The publication, which targets site consultants and economic developers, ranked Alabama No. 2 in its annual state Automotive Manufacturing Strength ranking, up from No. 7 in the previous year. The state’s auto industry had a record year in 2012, producing more than 880,000 vehicles — a figure that is likely to be eclipsed this year.

Alabama’s rise in the rankings is due to increasing output at assembly plants operated by the state’s three international automakers – Germany’s Mercedes-Benz in Vance, Japan’s Honda in Lincoln and South Korea’s Hyundai in Montgomery. Japanese giant Toyota operates an engine plant in Huntsville, which is currently undergoing another expansion.

“Mercedes-Benz’s long-term commitment to Alabama was followed by a parade of auto giants who have vaulted the state into the top tier in U.S. automotive production, with 880,000 vehicles produced in 2012,” Business Facilities Editor In Chief Jack Rogers said in the article. “The state has laid out the welcome mat for foreign investment and is working proactively to make sure a skilled workforce is readily available by offering on-site training.”

AIDT, the workforce development division of the Alabama Department of Commerce, has earned a reputation for delivering qualified workers for the state’s auto industry, with training facilities at each of the three automakers with Alabama plants.

“We expect Alabama to be a leading player in the U.S. automotive industry for years to come,” Rogers added.

Alabama Department of Commerce Secretary Greg Canfield said that the state’s long-term economic development plan, Accelerate Alabama, has positioned the state for continued growth of the automotive industry.  He said the state is also ideally situated in the center of the Southeast auto corridor for new auto industry projects and expansions, particularly suppliers. Several suppliers have recently picked the state for projects.

“Our automotive industry has the distinction of being the fifth largest in the country, soon possibly moving in on the spot of third largest,” said Canfield.

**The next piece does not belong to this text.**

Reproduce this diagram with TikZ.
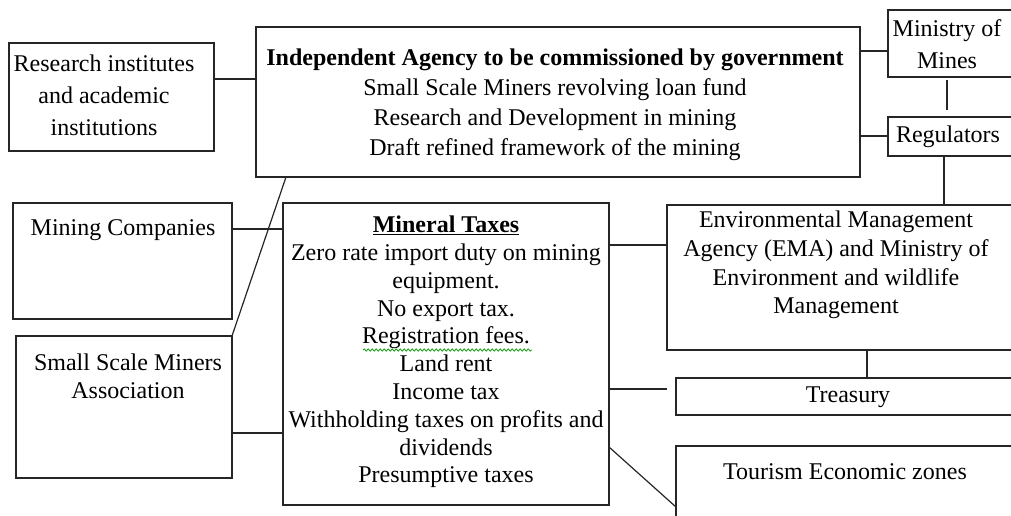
\documentclass[tikz,border=0pt]{standalone}
\usepackage{fontspec}
\setmainfont{Liberation Serif}
\usetikzlibrary{decorations.pathmorphing}

\begin{document}
\begin{tikzpicture}[x=1pt,y=-1pt,
  box/.style={draw=black!85,line width=1.7pt,anchor=north west,inner sep=0pt,outer sep=0pt},
  txt/.style={align=center,inner sep=0pt,font=\fontsize{24}{27.8}\selectfont},
  link/.style={draw=black!85,line width=1.7pt}]
 \useasboundingbox (0,0) rectangle (1011,516);
 \fill[white] (0,0) rectangle (1011,516);
 \clip (0,0) rectangle (1011,516);
 % boxes (right-hand ones run off the page edge)
 \node[box,minimum width=205,minimum height=108] (research) at (9,43) {};
 \node[box,minimum width=604,minimum height=150] (agency) at (256,27) {};
 \node[box,minimum width=137,minimum height=67] (ministry) at (888,10) {};
 \node[box,minimum width=137,minimum height=39] (regulators) at (888,117) {};
 \node[box,minimum width=219,minimum height=116] (mining) at (13,203) {};
 \node[box,minimum width=216,minimum height=142] (ssma) at (16,336) {};
 \node[box,minimum width=326,minimum height=302] (taxes) at (283,203) {};
 \node[box,minimum width=358,minimum height=145] (ema) at (667,205) {};
 \node[box,minimum width=349,minimum height=37] (treasury) at (676,378) {};
 \node[box,minimum width=349,minimum height=100] (tourism) at (676,446) {};
 % texts
 \node[txt,font=\fontsize{24}{32}\selectfont] (research-t) at (104,95)
   {Research institutes\\and academic\\institutions};
 \node[txt,font=\fontsize{24}{30}\selectfont] (agency-t) at (555,105)
   {\textbf{Independent Agency to be commissioned by government}\\
    Small Scale Miners revolving loan fund\\
    Research and Development in mining\\
    Draft refined framework of the mining};
 \node[txt,font=\fontsize{24}{32}\selectfont] (ministry-t) at (947,44) {Ministry of\\Mines};
 \node[txt] (regulators-t) at (948,137) {Regulators};
 \node[txt] (mining-t) at (123,230) {Mining Companies};
 \node[txt] (ssma-t) at (128,376) {Small Scale Miners\\Association};
 \node[txt] (taxes-t) at (446,352)
   {\underline{\textbf{Mineral Taxes}}\\
    Zero rate import duty on mining\\
    equipment.\\
    No export tax.\\
    Registration fees.\\
    Land rent\\
    Income tax\\
    Withholding taxes on profits and\\
    dividends\\
    Presumptive taxes};
 \node[txt,font=\fontsize{24}{28.7}\selectfont] (ema-t) at (836,265)
   {Environmental Management\\Agency (EMA) and Ministry of\\Environment and wildlife\\Management};
 \node[txt] (treasury-t) at (848,397) {Treasury};
 \node[txt] (tourism-t) at (845,472) {Tourism Economic zones};
 % spell-check squiggle
 \draw[green!60!black,line width=0.7pt,decorate,
   decoration={snake,amplitude=1.2pt,segment length=4pt}] (363,350) -- (532,350);
 % connectors
 \draw[link] (research.east |- 0,79) -- (agency.west |- 0,79);
 \draw[link] (agency.east |- 0,51) -- (ministry.west |- 0,51);
 \draw[link] (agency.east |- 0,136) -- (regulators.west |- 0,136);
 \draw[link,shorten <=3pt,shorten >=7pt] (ministry.south -| 947,0) -- (regulators.north -| 947,0);
 \draw[link] (regulators.south -| 944,0) -- (ema.north -| 944,0);
 \draw[link,line width=1.2pt] (agency.south -| 286,0) -- (ssma.north east);
 \draw[link] (mining.east |- 0,229) -- (taxes.west |- 0,229);
 \draw[link] (ssma.east |- 0,433) -- (taxes.west |- 0,433);
 \draw[link] (taxes.east |- 0,245) -- (ema.west |- 0,245);
 \draw[link,shorten >=9pt] (taxes.east |- 0,389) -- (treasury.west |- 0,389);
 \draw[link] (ema.south -| 867,0) -- (treasury.north -| 867,0);
 \draw[link,line width=1.2pt] (taxes.east |- 0,447) -- (tourism.west |- 0,507);
\end{tikzpicture}
\end{document}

Alabama Gov. Robert Bentley told Business Facilities that the 1993 decision by Mercedes to locate its first North American manufacturing plant in Tuscaloosa County prompted other international giants to set up operations. That established Alabama as a “front-runner in foreign direct investments” and opened the gate for a “torrent of exports from Alabama to the world.” (Vehicles are the No. 1 export category for the state.)

“Had Mercedes not come to Alabama in 1993, we probably would not have had all these great international companies. When you talk to Mercedes, they will tell you that their best manufacturing plant in the world is at Tuscaloosa,” Gov. Bentley told the magazine in an interview published in April.

“When you see companies like Mercedes adding new lines, when you see Hyundai put a third shift in, adding 800 new jobs, and when you see the level of automation at these plants, you know that we’re producing high-quality vehicles here in Alabama.”

Mercedes, which is gearing up to produce the C-Class sedan and another SUV model, also is now adding a logistics hub with 600 workers. In May, Honda began producing the Acura MDX at its Alabama plant, the first time it has made a model from its luxury line in the state.

Business Facilities says its rankings place a heavy emphasis on growth potential as well as production figures and industry trends. Tennessee was No. 1 in this year’s rankings.